Herr, deine Güte reicht, so weit der Himmel ist,
und deine Wahrheit, so weit die Wolken gehen.
Psalm 36,6
Weiter als der Himmel
Wie weit reicht der Himmel? „Was steht ihr da und seht zum Himmel?“,
werden die Jünger am Himmelfahrtstag gefragt. Guckt nicht nach oben,
sondern guckt in die Welt: Nicht dort, wo der Himmel ist, ist Gott – sondern
dort, wo Gott ist, ist der Himmel. Jede/r weiß es: Der »Himmel über uns«,
dieses Blau, von dem die Sonne so reichlich strahlt, – das nächtliche Dunkel, vor welchem der Mond strahlt und aus dem die Sterne flimmern, ist unendlich weit. Wir können die Farben mit den Augen nicht einfangen. Wohin
wir auch fahren oder fliegen – bis auf die andere Seite unserer Erde –, der
Himmel ist schon da.
Wie weit ziehen die Wolken? Bis dahin, wo sie sich abregnen, oder wo sie
sich in der Sonnenwärme auflösen, sagt der Verstand. Über den Horizont
hinaus, sagt unser Auge. Irgendwohin. Unendlich weit. So ist das mit der
Güte und Wahrheit, weiß der Bibelspruch. Mit unseren Worten: Gottes Zuwendung ist grenzenlos, weiter als unser Erfahrungshorizont. Vor allem
aber reicht sie weiter als das, was Menschen sich aussinnen.

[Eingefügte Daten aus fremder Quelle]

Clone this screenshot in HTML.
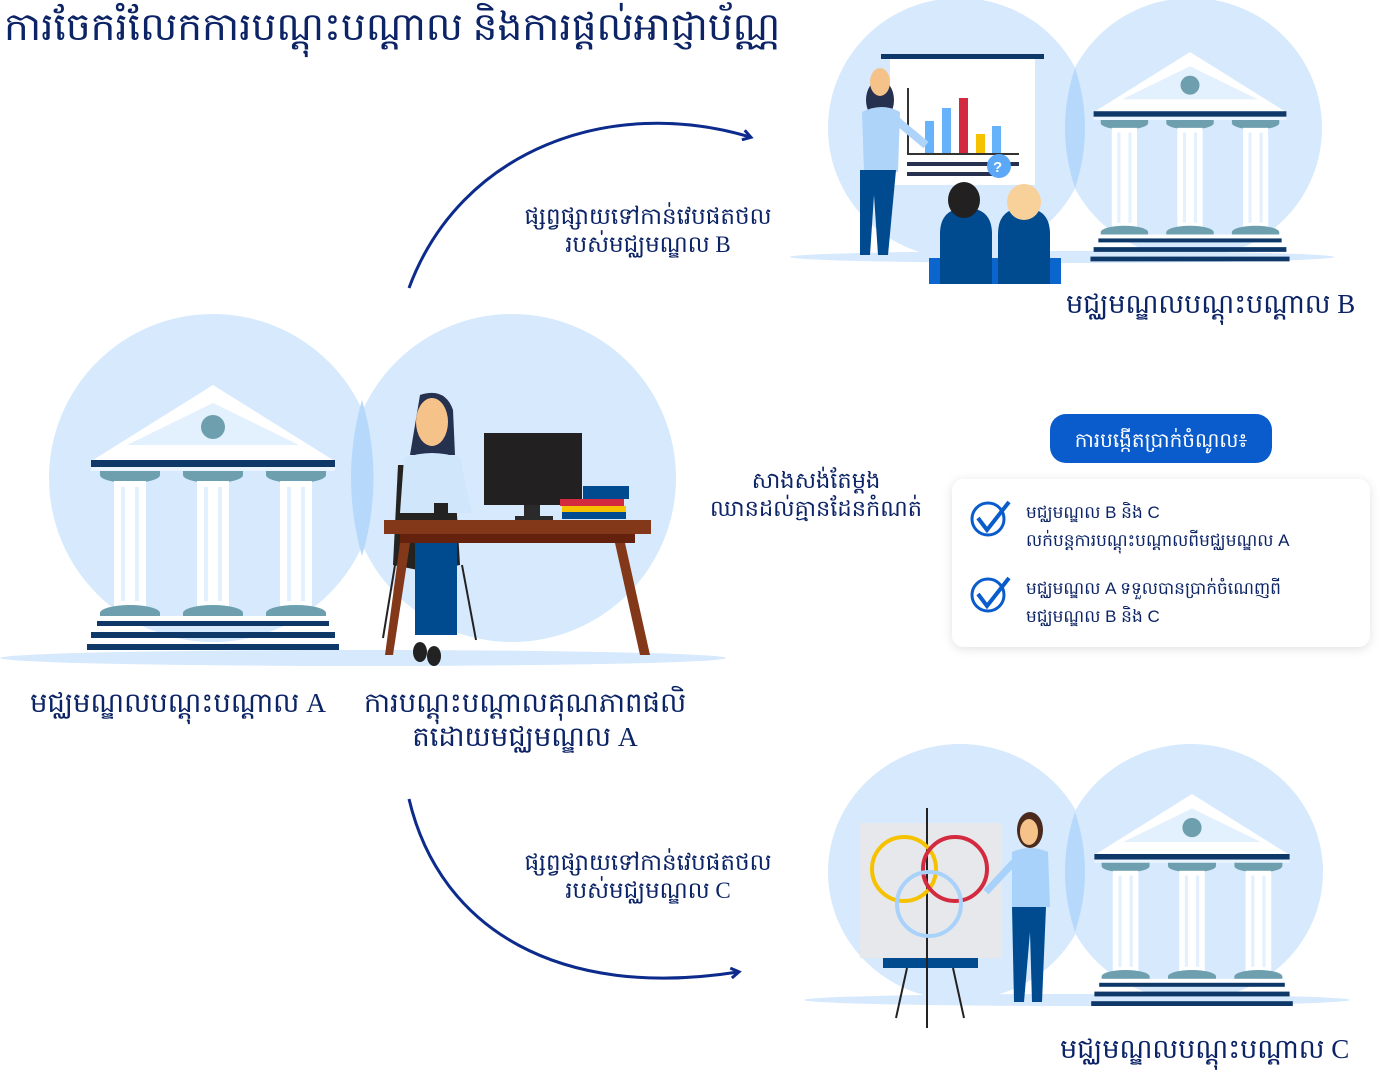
<!DOCTYPE html>
<html><head><meta charset="utf-8"><style>
html,body{margin:0;padding:0;background:#fff;}
svg{display:block;}
text{font-family:"Liberation Serif","DejaVu Serif",serif;fill:#0c2466;}
.s{font-family:"Liberation Sans","DejaVu Sans",sans-serif;}
</style></head><body>
<svg width="1388" height="1072" viewBox="0 0 1388 1072" xmlns="http://www.w3.org/2000/svg">
<defs>
<g id="bld">
 <polygon points="0,0 -120,75 120,75" fill="#fff"/>
 <polygon points="0,18 -86,60 86,60" fill="#e3f0fd"/>
 <circle cx="0" cy="42" r="12" fill="#6e9fae"/>
 <rect x="-122" y="75" width="244" height="7" fill="#0d3868"/>
 <rect x="-122" y="82" width="244" height="4" fill="#eaf4ff"/>
 <g id="col">
  <path d="M-113,86 h60 v4 a30,8 0 0 1 -60,0 z" fill="#6e9fae"/>
  <rect x="-99" y="96" width="32" height="126" fill="#fff"/>
  <rect x="-92" y="102" width="4" height="114" fill="#e3f0fd"/>
  <rect x="-78" y="102" width="4" height="114" fill="#e3f0fd"/>
  <path d="M-113,232 v-4 a30,8 0 0 1 60,0 v4 z" fill="#6e9fae"/>
 </g>
 <use href="#col" x="83"/>
 <use href="#col" x="166"/>
 <rect x="-120" y="231" width="240" height="5" fill="#fff"/>
 <rect x="-116" y="236" width="232" height="5" fill="#0d3868"/>
 <rect x="-122" y="247" width="244" height="6" fill="#0d3868"/>
 <rect x="-126" y="259" width="252" height="6" fill="#0d3868"/>
</g>
<marker id="ah" markerWidth="12" markerHeight="12" refX="8" refY="6" orient="auto" markerUnits="userSpaceOnUse">
 <path d="M1,1 L9,6 L1,11" fill="none" stroke="#0c2b8c" stroke-width="3"/>
</marker>
<filter id="sh" x="-10%" y="-10%" width="120%" height="130%"><feDropShadow dx="0" dy="2" stdDeviation="5" flood-color="#000" flood-opacity="0.12"/></filter>
</defs>

<text x="4" y="40" font-size="39">ការចែករំលែកការបណ្តុះបណ្តាល និងការផ្តល់អាជ្ញាប័ណ្ណ</text>

<ellipse cx="213" cy="478" rx="164" ry="164" fill="#d6e9fd"/>
<ellipse cx="512" cy="478" rx="164" ry="164" fill="#d6e9fd"/>
<path d="M362,400 Q385,478 362,556 Q340,478 362,400Z" fill="#b5d8fb"/>
<ellipse cx="363" cy="658" rx="363" ry="8" fill="#d6e9fd"/>
<use href="#bld" transform="translate(213,385)"/>

<path d="M420,395 q25,-8 33,15 l2,45 h-45 z" fill="#26304f"/>
<ellipse cx="432" cy="422" rx="16" ry="24" fill="#f5c28a"/>
<path d="M398,465 l-5,100 l25,5 l2,-30 l10,30 l30,-5 l-6,-100 z" fill="#25231f"/>
<path d="M404,458 q28,-10 56,0 l12,55 l-72,0 z" fill="#cfe6fb"/>
<rect x="415" y="525" width="42" height="110" fill="#004a8f"/>
<ellipse cx="420" cy="652" rx="7" ry="10" fill="#222"/>
<ellipse cx="434" cy="656" rx="7" ry="10" fill="#222"/>
<rect x="484" y="433" width="98" height="72" fill="#232021"/>
<rect x="524" y="505" width="16" height="15" fill="#2a2a2a"/>
<rect x="515" y="516" width="38" height="4" fill="#2a2a2a"/>
<rect x="583" y="486" width="46" height="13" fill="#004a8f"/>
<rect x="560" y="499" width="64" height="7" fill="#d42a3f"/>
<rect x="562" y="506" width="64" height="6" fill="#f6c200"/>
<rect x="562" y="512" width="64" height="7" fill="#004a8f"/>
<rect x="434" y="503" width="14" height="17" fill="#222"/>
<rect x="384" y="520" width="267" height="14" fill="#84381a"/>
<rect x="400" y="534" width="235" height="9" fill="#63210e"/>
<polygon points="400,543 410,543 393,655 385,655" fill="#84381a"/>
<polygon points="615,543 625,543 650,655 640,655" fill="#84381a"/>
<line x1="395" y1="565" x2="383" y2="638" stroke="#222" stroke-width="2"/>
<line x1="462" y1="565" x2="476" y2="640" stroke="#222" stroke-width="2"/>

<ellipse cx="959" cy="128" rx="131" ry="130" fill="#d6e9fd"/>
<ellipse cx="1191" cy="128" rx="131" ry="130" fill="#d6e9fd"/>
<path d="M1075,68 Q1095,128 1075,188 Q1055,128 1075,68Z" fill="#b5d8fb"/>
<ellipse cx="1062" cy="257" rx="272" ry="6" fill="#d6e9fd"/>
<use href="#bld" transform="translate(1190,52) scale(0.79)"/>
<rect x="881" y="54" width="163" height="5" fill="#0d3868"/>
<rect x="890" y="59" width="145" height="126" fill="#fff"/>
<rect x="907" y="88" width="2" height="65" fill="#333"/>
<rect x="925" y="121" width="9" height="33" fill="#66b3fb"/>
<rect x="942" y="108" width="9" height="46" fill="#66b3fb"/>
<rect x="959" y="98" width="9" height="56" fill="#d42a3f"/>
<rect x="976" y="134" width="9" height="20" fill="#f6c200"/>
<rect x="992" y="126" width="9" height="28" fill="#66b3fb"/>
<rect x="907" y="153" width="112" height="2" fill="#333"/>
<rect x="907" y="162" width="112" height="4" fill="#26304f"/>
<rect x="907" y="172" width="85" height="4" fill="#26304f"/>
<circle cx="963" cy="198" r="4" fill="none" stroke="#222" stroke-width="2"/>
<circle cx="999" cy="166" r="12" fill="#5aa8f7"/>
<text x="993" y="172" font-size="15" class="s" style="fill:#fff;font-weight:bold">?</text>
<ellipse cx="880" cy="100" rx="14" ry="20" fill="#26304f"/>
<ellipse cx="880" cy="82" rx="10" ry="14" fill="#f5c28a"/>
<path d="M862,112 q20,-10 38,0 l-2,60 h-34 z" fill="#aed4fa"/>
<path d="M860,170 h36 l-8,85 h-10 l-4,-60 l-4,60 h-10 z" fill="#004a8f"/>
<path d="M896,120 l30,25" stroke="#aed4fa" stroke-width="8"/>
<rect x="929" y="258" width="132" height="26" fill="#0a66cc"/>
<path d="M940,284 v-50 q0,-26 26,-26 q26,0 26,26 v50 z" fill="#004a8f"/>
<path d="M998,284 v-50 q0,-26 26,-26 q26,0 26,26 v50 z" fill="#004a8f"/>
<ellipse cx="964" cy="200" rx="16" ry="18" fill="#232021"/>
<ellipse cx="1024" cy="202" rx="17" ry="18" fill="#f8d09a"/>
<text x="1066" y="313" font-size="27">មជ្ឈមណ្ឌលបណ្តុះបណ្តាល B</text>

<ellipse cx="960" cy="872" rx="132" ry="128" fill="#d6e9fd"/>
<ellipse cx="1191" cy="872" rx="132" ry="128" fill="#d6e9fd"/>
<path d="M1075,812 Q1095,872 1075,932 Q1055,872 1075,812Z" fill="#b5d8fb"/>
<ellipse cx="1077" cy="1000" rx="273" ry="6" fill="#d6e9fd"/>
<use href="#bld" transform="translate(1192,794) scale(0.8)"/>
<rect x="860" y="823" width="142" height="135" fill="#e6e8eb"/>
<rect x="883" y="958" width="95" height="10" fill="#004a8f"/>
<line x1="927" y1="808" x2="927" y2="1028" stroke="#222" stroke-width="2"/>
<line x1="907" y1="968" x2="896" y2="1018" stroke="#222" stroke-width="2"/>
<line x1="953" y1="968" x2="964" y2="1018" stroke="#222" stroke-width="2"/>
<circle cx="904" cy="869" r="32" fill="none" stroke="#f6c200" stroke-width="4"/>
<circle cx="955" cy="869" r="32" fill="none" stroke="#d42a3f" stroke-width="4"/>
<circle cx="929" cy="904" r="32" fill="none" stroke="#a9d2fb" stroke-width="4"/>
<ellipse cx="1030" cy="830" rx="13" ry="18" fill="#4a2a1c"/>
<ellipse cx="1029" cy="832" rx="9" ry="13" fill="#f5c28a"/>
<path d="M1012,852 q18,-8 36,0 l2,55 h-38 z" fill="#a9d2fb"/>
<path d="M1012,907 h34 l-4,95 h-10 l-2,-70 l-6,70 h-10 z" fill="#004a8f"/>
<path d="M1014,862 l-28,30" stroke="#a9d2fb" stroke-width="7"/>
<text x="1060" y="1058" font-size="27">មជ្ឈមណ្ឌលបណ្តុះបណ្តាល C</text>

<path d="M409,288 C460,150 610,95 750,137" fill="none" stroke="#0c2b8c" stroke-width="3" marker-end="url(#ah)"/>
<path d="M409,799 C440,930 560,1000 738,972" fill="none" stroke="#0c2b8c" stroke-width="3" marker-end="url(#ah)"/>
<text x="648" y="224" font-size="23" text-anchor="middle">ផ្សព្វផ្សាយទៅកាន់វេបផតថល</text>
<text x="648" y="252" font-size="23" text-anchor="middle">របស់មជ្ឈមណ្ឌល B</text>
<text x="648" y="870" font-size="23" text-anchor="middle">ផ្សព្វផ្សាយទៅកាន់វេបផតថល</text>
<text x="648" y="898" font-size="23" text-anchor="middle">របស់មជ្ឈមណ្ឌល C</text>
<text x="816" y="488" font-size="22.5" text-anchor="middle">សាងសង់តែម្តង</text>
<text x="816" y="516" font-size="22.5" text-anchor="middle">ឈានដល់គ្មានដែនកំណត់</text>

<text x="178" y="712" font-size="27.5" text-anchor="middle">មជ្ឈមណ្ឌលបណ្តុះបណ្តាល A</text>
<text x="525" y="712" font-size="27.5" text-anchor="middle">ការបណ្តុះបណ្តាលគុណភាពផលិ</text>
<text x="525" y="746" font-size="27.5" text-anchor="middle">តដោយមជ្ឈមណ្ឌល A</text>

<rect x="952" y="479" width="418" height="168" rx="12" fill="#fff" filter="url(#sh)"/>
<rect x="1050" y="414" width="222" height="49" rx="16" fill="#0a5ccc"/>
<text x="1161" y="447" font-size="20" text-anchor="middle" class="s" style="fill:#fff">ការបង្កើតប្រាក់ចំណូល៖</text>
<circle cx="988" cy="519" r="16" fill="none" stroke="#0a5ccc" stroke-width="3"/>
<path d="M978,518 l9,12 l22,-28" fill="none" stroke="#0a5ccc" stroke-width="4"/>
<circle cx="988" cy="595" r="16" fill="none" stroke="#0a5ccc" stroke-width="3"/>
<path d="M978,594 l9,12 l22,-28" fill="none" stroke="#0a5ccc" stroke-width="4"/>
<text x="1026" y="518" font-size="17" class="s">មជ្ឈមណ្ឌល B និង C</text>
<text x="1026" y="546" font-size="17" class="s">លក់បន្តការបណ្តុះបណ្តាលពីមជ្ឈមណ្ឌល A</text>
<text x="1026" y="594" font-size="17" class="s">មជ្ឈមណ្ឌល A ទទួលបានប្រាក់ចំណេញពី</text>
<text x="1026" y="622" font-size="17" class="s">មជ្ឈមណ្ឌល B និង C</text>
</svg>
</body></html>
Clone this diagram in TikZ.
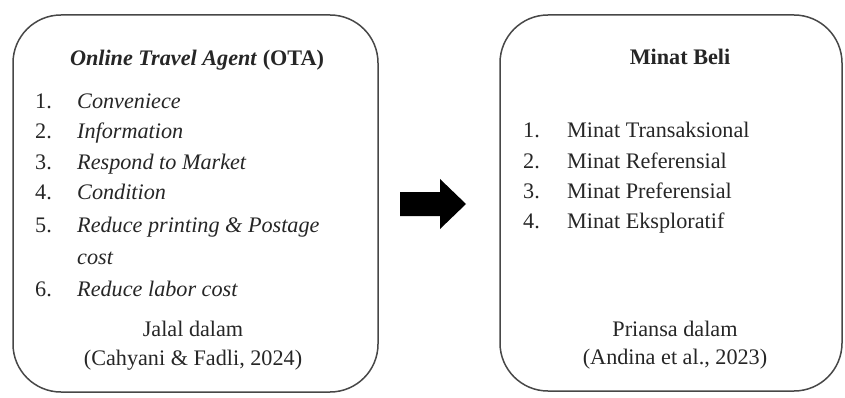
\documentclass[tikz,border=0pt]{standalone}
\usepackage{fontspec}
\setmainfont{Liberation Serif}
\begin{document}
\begin{tikzpicture}[x=1pt,y=-1pt,
  panel/.style={draw=black!72, line width=1.5pt, rounded corners=48pt, fill=white},
  txt/.style={inner sep=0pt, anchor=base west, text=black!85, font=\fontsize{22.2}{26}\selectfont},
  ctr/.style={inner sep=0pt, anchor=base, text=black!85, font=\fontsize{22.2}{26}\selectfont}]
\useasboundingbox (0,0) rectangle (845,398);
\fill[white] (0,0) rectangle (845,398);
% boxes
\draw[panel] (13,15) rectangle (378,392);
\draw[panel] (500,15) rectangle (842,391);
% arrow
\fill[black] (400,192) -- (440,192) -- (440,179) -- (466,204) -- (440,229) -- (440,216) -- (400,216) -- cycle;
% left box
\node[ctr] (lt) at (197,66) {\textbf{\textit{Online Travel Agent}} \textbf{(OTA)}};
\node[txt] (ln1) at (35,109) {1.};
\node[txt] (li1) at (77,109) {\textit{Conveniece}};
\node[txt] (ln2) at (35,139) {2.};
\node[txt] (li2) at (77,139) {\textit{Information}};
\node[txt] (ln3) at (35,169) {3.};
\node[txt] (li3) at (77,169) {\textit{Respond to Market}};
\node[txt] (ln4) at (35,200) {4.};
\node[txt] (li4) at (77,200) {\textit{Condition}};
\node[txt] (ln5) at (35,232) {5.};
\node[txt] (li5) at (77,232) {\textit{Reduce printing \& Postage}};
\node[txt] (li5b) at (77,264) {\textit{cost}};
\node[txt] (ln6) at (35,296) {6.};
\node[txt] (li6) at (77,296) {\textit{Reduce labor cost}};
\node[ctr] (ls1) at (193,336) {Jalal dalam};
\node[ctr] (ls2) at (193,365) {(Cahyani \& Fadli, 2024)};
% right box
\node[ctr] (rt) at (680,65) {\textbf{Minat Beli}};
\node[txt] (rn1) at (523,138) {1.};
\node[txt] (ri1) at (567,138) {Minat Transaksional};
\node[txt] (rn2) at (523,168) {2.};
\node[txt] (ri2) at (567,168) {Minat Referensial};
\node[txt] (rn3) at (523,198) {3.};
\node[txt] (ri3) at (567,198) {Minat Preferensial};
\node[txt] (rn4) at (523,228) {4.};
\node[txt] (ri4) at (567,228) {Minat Eksploratif};
\node[ctr] (rs1) at (675,336) {Priansa dalam};
\node[ctr] (rs2) at (675,364) {(Andina et al., 2023)};
\end{tikzpicture}
\end{document}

Der Psalm, aus dem der Spruch stammt, spiegelt nämlich eine bittere Erfahrung wider: Menschen können abgrundtief böse sein, können so gemein
werden, so hinterhältig und scheinheilig, dass einem die Freude am Leben
vergeht. Wer auf das Böse starrt, tut es mit zusammengekniffenen Augen
und gerunzelter Stirn, und wer den Blick nicht davon lösen kann, geht innerlich zu Grunde. Gerade deshalb bietet uns der Psalmvers eine andere
Blickrichtung. Nicht in die Niederungen menschlicher Schlechtigkeit (auch
der eigenen, oder?) zu schauen, sondern den Blick zum »Himmel« zu richten, schlägt er vor.
Vielleicht öffnen sich unsere Augen
Es ist hilfreich gegen Angst, Resignation oder ohnmächtige Wut, sich die
vielen kleinen und großen Zeichen bewusst zu machen, die uns zeigen,
dass es Gott gut mit uns meint. Und dabei öffnen sich vielleicht unsere Augen und werden staunend groß. So gut ist Gott dennoch? In der Tat: So
gut, dass er einen ganzen Himmel voller Zuwendung über uns spannt.
3
Und noch etwas fällt mir bei diesem Bibelspruch auf: Er ist ein Gebet. Der
Mensch, der diese Worte als erster formulierte, und alle die, die es ihm nachsprechen, wenden sich direkt an Gott. Beten kann Staunen, Staunen kann
Beten sein. „Gott, ich kann es nicht fassen. So gut bist du zu mir?“ – „Ja.
Lass es mal gut sein. Du brauchst es gar nicht zu begreifen. Du kannst es
einfach hinnehmen als ein Geschenk, das dir hilft zu leben“ – wie den ersten
Jüngern an Pfingsten und allen Christen danach.